Canadian service providers are hoping Wi-Fi will enable them to lighten the load on their cellular networks. Wi-Fi as a voice medium is a ready technology, they say, but a commercially viable business plan is still being developed.
Universal mobile access (UMA) is about tunnelling voice traffic over a Wi-Fi home base station and getting it off the GSM cellular network. The technology has been tried and tested, but its implementation requires significant investment to upgrade the Wi-Fi infrastructure to support quality of service.
Dual-mode handheld devices — PDAs, pocket PCs and cell phones capable of handling cellular and Wi-Fi traffic — are available in beta form and service providers are keen to figure out a way to move users off the cellular network onto Wi-Fi when they aren’t mobile.
But while the combo phones are available from a technical perspective, they say there are obstacles for widespread consumer adoption of these devices.
“If you’re at home on your couch and you’re using your cell phone, you don’t have to do a lot of research to realize you’re not mobile,” says David Robinson, vice-president of business implementation for Toronto-based Rogers Communications Inc.

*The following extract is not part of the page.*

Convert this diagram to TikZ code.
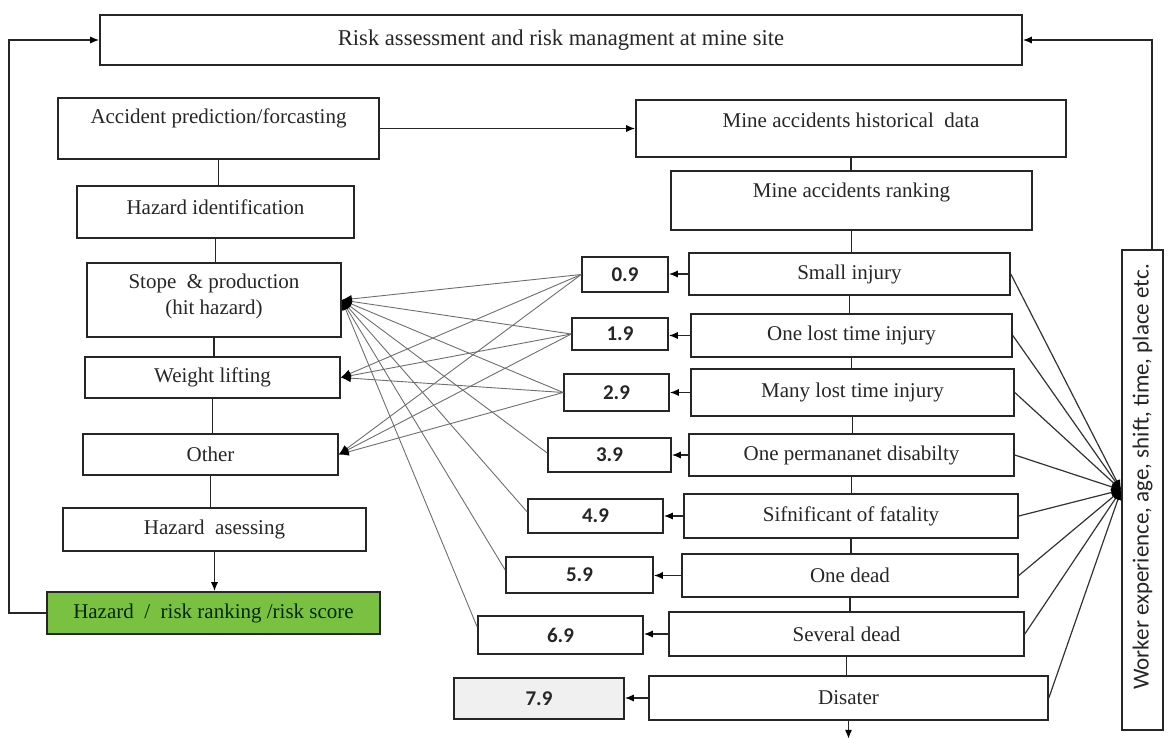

He says service providers are expending substantial amounts of capital to support users on a mobile network and they’re not using its mobility, while Wi-Fi exists as a much cheaper alternative.
“We set ourselves up as an industry, where we had a network that was under-utilized at certain times and so we created off-peak pricing to fill the void.
“But now that void is the peak,” says Robinson. “So we’re deploying capital against fixed revenue, which is a bad business model.”
Robinson says Rogers has undertaken trials with the UMA converged technology, but some challenges have yet to be resolved. “We know the technology works, but we’re trying to determine how to position it.”
Combining Wi-Fi and cellular in one device is not the issue — it’s actually creating a service that works by having seamless hand-off between a Wi-Fi and a cellular signal, according to a representative from another Canadian service provider.
And the quality of the phone’s Wi-Fi connection requires considerable investment. “There are many challenges around quality of service and making sure the minimum bandwidth is maintained to support the voice application,” says the source.
A service provider has to place additional equipment on the back-end that will manage the Wi-Fi call by allocating specific bandwidth and ensuring the call is receiving priority.
Too many users on one hotspot can overwhelm the connection. “Voice cannot accommodate those fluctuations in available bandwidth, say 1Mbps down to 100Kbps.
“When you’re speaking, all the bits and bytes have to flow through at the speed and the order in which they’re brought in, otherwise you’re going to have cut-outs and digitization of the sound quality. The whole thing will not be a fluid call, the way you’re used to it.”
Robinson says Rogers is heading towards an access-agnostic view for future phone services. “I can see a time in the very near future where you can be sitting in a mall and have three networks available. You’ll be able to choose between Wi-Fi, Wi-Max and 3G cellular.”
“The ultimate iteration is that we provide this seamlessly so that customers are unaware of what access technology is being applied against their need. Ideally, you shouldn’t have to care, or even know.”
But as these new dual-mode devices become more ubiquitous, the combo phones could jeopardize other business models, says one analyst.
“The technology may threaten the cellular business in terms of how service providers harvest their revenues now by charging significant premiums for long-distance and roaming,” says Iain Grant, managing director of the SeaBoard Group, a research and consulting firm in Montreal.
“The Wi-Fi network is going to probably migrate a lot of traffic from the standard cell phone to a Wi-Fi-based phone.”
Similarly, Grant is concerned about the high-speed data models such as EV-DO or EDGE. “We’re seeing Wi-Fi coming in at 2Mbps. It’s really hard then to get excited by all this innovation from Bell, for example, moving from 400Kbps to 800Kbps, when you’re sitting in a hotspot with 2Mbps for free versus $80 per month.”